Varios meses después (creo que medio año) me hallaba en un supermercado y recibí una llamada en el móvil. Me aparté de la caja y la atendí. Era de la Secretaría de Cultura de la APULA para anunciarme que me habían concedido el Primer Lugar, Género Cuento, en el Concurso Literario. No me había repuesto de la impresión, cuando la misma chica me anunció que me habían concedido también el Primer Lugar, Género Ensayo. No lo podía creer. Parecía el Sastrecillo Valiente que mató a siete de un golpe. Estaba realmente feliz.

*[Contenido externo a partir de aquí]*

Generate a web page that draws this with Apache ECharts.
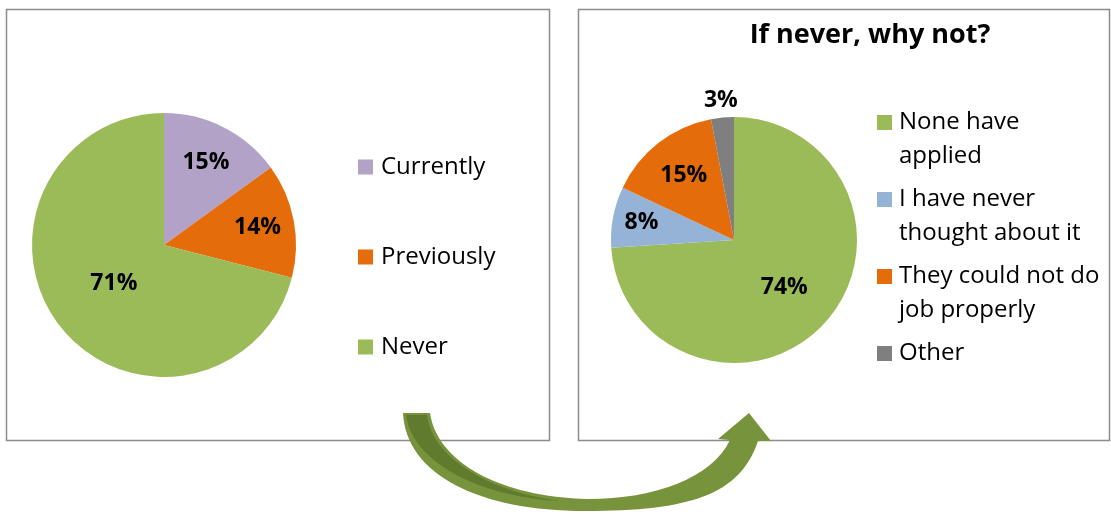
<!DOCTYPE html>
<html>
<head>
<meta charset="utf-8">
<script src="https://cdn.jsdelivr.net/npm/echarts@6/dist/echarts.min.js"></script>
<style>
html,body{margin:0;padding:0;background:#fff;}
#chart{width:1111px;height:514px;}
</style>
</head>
<body>
<div id="chart"></div>
<script>
// ---- data ----
var leftCategories = ['Currently', 'Previously', 'Never'];
var leftValues = [15, 14, 71];
var rightTitle = 'If never, why not?';
var rightCategories = ['None have\napplied', 'I have never\nthought about it', 'They could not do\njob properly', 'Other'];
var rightValues = [74, 8, 15, 3];

// ---- styles ----
var FONT = '"Open Sans", "Noto Sans", sans-serif';
var leftColors = ['#B3A2C7', '#E46C0A', '#9BBB59'];
var rightColors = ['#9BBB59', '#95B3D7', '#E46C0A', '#7F7F7F'];
var leftCenter = [164, 245], leftR = 132;
var rightCenter = [734, 240], rightR = 123;
// radial label distance factors relative to default 'inside' position (0.5 r)
var leftLabelK = [1.34, 1.38, 0.92];
var rightLabelK = [1.07, 1.46, 1.27, 2.17];

// decorative arrow shapes
echarts.graphic.registerShape('arrowBody', echarts.graphic.extendPath(
  'M403,413 L430,413 C437,462 500,497 588,499 C655,499 712,478 730,440 L718,439 L749,413 L771,441 L758,441 ' +
  'C740,495 690,511 585,511 C480,511 406,475 403,413 Z', {}));
echarts.graphic.registerShape('arrowShade', echarts.graphic.extendPath(
  'M406,415 L427,415 C432,458 490,492 560,501 C480,497 412,462 406,415 Z', {}));

function makeData(names, vals, colors) {
  return names.map(function (n, i) {
    return { name: n, value: vals[i], itemStyle: { color: colors[i] } };
  });
}

var chart = echarts.init(document.getElementById('chart'), null, { renderer: 'canvas' });

var labelStyle = {
  show: true,
  position: 'inside',
  formatter: '{c}%',
  fontFamily: FONT,
  fontSize: 23,
  fontWeight: 'bold',
  color: '#000'
};

var option = {
  animation: false,
  backgroundColor: '#fff',
  title: {
    text: rightTitle,
    left: 865,
    top: 17,
    textAlign: 'center',
    textStyle: { fontFamily: FONT, fontSize: 27, fontWeight: 'bold', color: '#000' }
  },
  legend: [
    {
      seriesIndex: 0,
      data: leftCategories,
      orient: 'vertical',
      left: 358,
      top: 155,
      padding: 0,
      itemGap: 66,
      itemWidth: 15,
      itemHeight: 15,
      icon: 'rect',
      selectedMode: false,
      itemStyle: { borderWidth: 0 },
      textStyle: { fontFamily: FONT, fontSize: 24, color: '#000', lineHeight: 24, padding: [0, 0, 0, 3] }
    },
    {
      data: rightCategories.map(function (n) {
        return {
          name: n,
          icon: 'path://M0,0L15,0L15,15L0,15Z M0,48L15,48'
        };
      }),
      orient: 'vertical',
      left: 877,
      top: 105,
      padding: 0,
      itemGap: 9,
      itemWidth: 15,
      itemHeight: 48,
      selectedMode: false,
      itemStyle: { borderWidth: 0 },
      formatter: function (n) { return n.indexOf('\n') >= 0 ? n : n + '\n '; },
      textStyle: { fontFamily: FONT, fontSize: 24, color: '#000', lineHeight: 34, padding: [0, 0, 0, 2] }
    }
  ],
  graphic: [
    { type: 'rect', z: 0, silent: true,
      shape: { x: 6.5, y: 9.5, width: 543, height: 431 },
      style: { fill: 'none', stroke: '#8C8C8C', lineWidth: 1.5 } },
    { type: 'rect', z: 0, silent: true,
      shape: { x: 578.5, y: 9.5, width: 531, height: 431 },
      style: { fill: 'none', stroke: '#8C8C8C', lineWidth: 1.5 } },
    { type: 'arrowBody', z: 100, silent: true, style: { fill: '#77933C' } },
    { type: 'arrowShade', z: 101, silent: true, style: { fill: '#607A2E' } }
  ],
  series: [
    {
      type: 'pie',
      name: 'left',
      center: leftCenter,
      radius: leftR,
      startAngle: 90,
      clockwise: true,
      avoidLabelOverlap: false,
      itemStyle: { borderWidth: 0 },
      emphasis: { disabled: true },
      label: labelStyle,
      labelLine: { show: false },
      labelLayout: function (p) {
        var r = p.labelRect, k = leftLabelK[p.dataIndex];
        var x = r.x + r.width / 2, y = r.y + r.height / 2;
        return { x: leftCenter[0] + (x - leftCenter[0]) * k, y: leftCenter[1] + (y - leftCenter[1]) * k };
      },
      data: makeData(leftCategories, leftValues, leftColors)
    },
    {
      type: 'pie',
      name: 'right',
      center: rightCenter,
      radius: rightR,
      startAngle: 90,
      clockwise: true,
      avoidLabelOverlap: false,
      itemStyle: { borderWidth: 0 },
      emphasis: { disabled: true },
      label: labelStyle,
      labelLine: { show: false },
      labelLayout: function (p) {
        var r = p.labelRect, k = rightLabelK[p.dataIndex];
        var x = r.x + r.width / 2, y = r.y + r.height / 2;
        return { x: rightCenter[0] + (x - rightCenter[0]) * k, y: rightCenter[1] + (y - rightCenter[1]) * k };
      },
      data: makeData(rightCategories, rightValues, rightColors)
    }
  ]
};
chart.setOption(option);
</script>
</body>
</html>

Las sorpresas con mi libro de cuentos no terminarían con aquella noticia; lo mejor estaba por llegar. El día de la ceremonia de la entrega del premio, que fue el 13 de junio de 2009, me presenté en el auditorio de la Asociación dispuesto a recibir los diplomas y los cheques. Minutos antes del inicio del acto, me presentaron a algunos de los miembros del jurado del Género Cuento. Eran dos honorables profesoras jubiladas de la Facultad de Humanidades y Educación de la ULA, de edad avanzada, que muy sonrientes me dieron su mano y me expresaron algo que nunca pensé escuchar. El premio me lo concedieron por el grueso de la obra, obviamente, pero hicieron hincapié precisamente en los dos últimos cuentos. Se detuvieron en ellos para decirme que admiraban la perfección del lenguaje usado, su claridad y precisión. “Se nota que los trabajó denodadamente. Lo felicitamos”, me dijo una de ellas. Yo estaba petrificado, como si una corriente eléctrica hubiera recorrido todo mi cuerpo; como si estuviera soñando todo aquello y pronto despertaría para enfrentarme con la realidad.
Pero no era un sueño. Era la complejidad de la existencia de la que nos habla Edgar Morin en su obra, y no me canso de repetirlo. Todavía incrédulo subí al estrado cuando me llamaron a recibir los premios, y la realidad me convenció: era verdad todo aquello.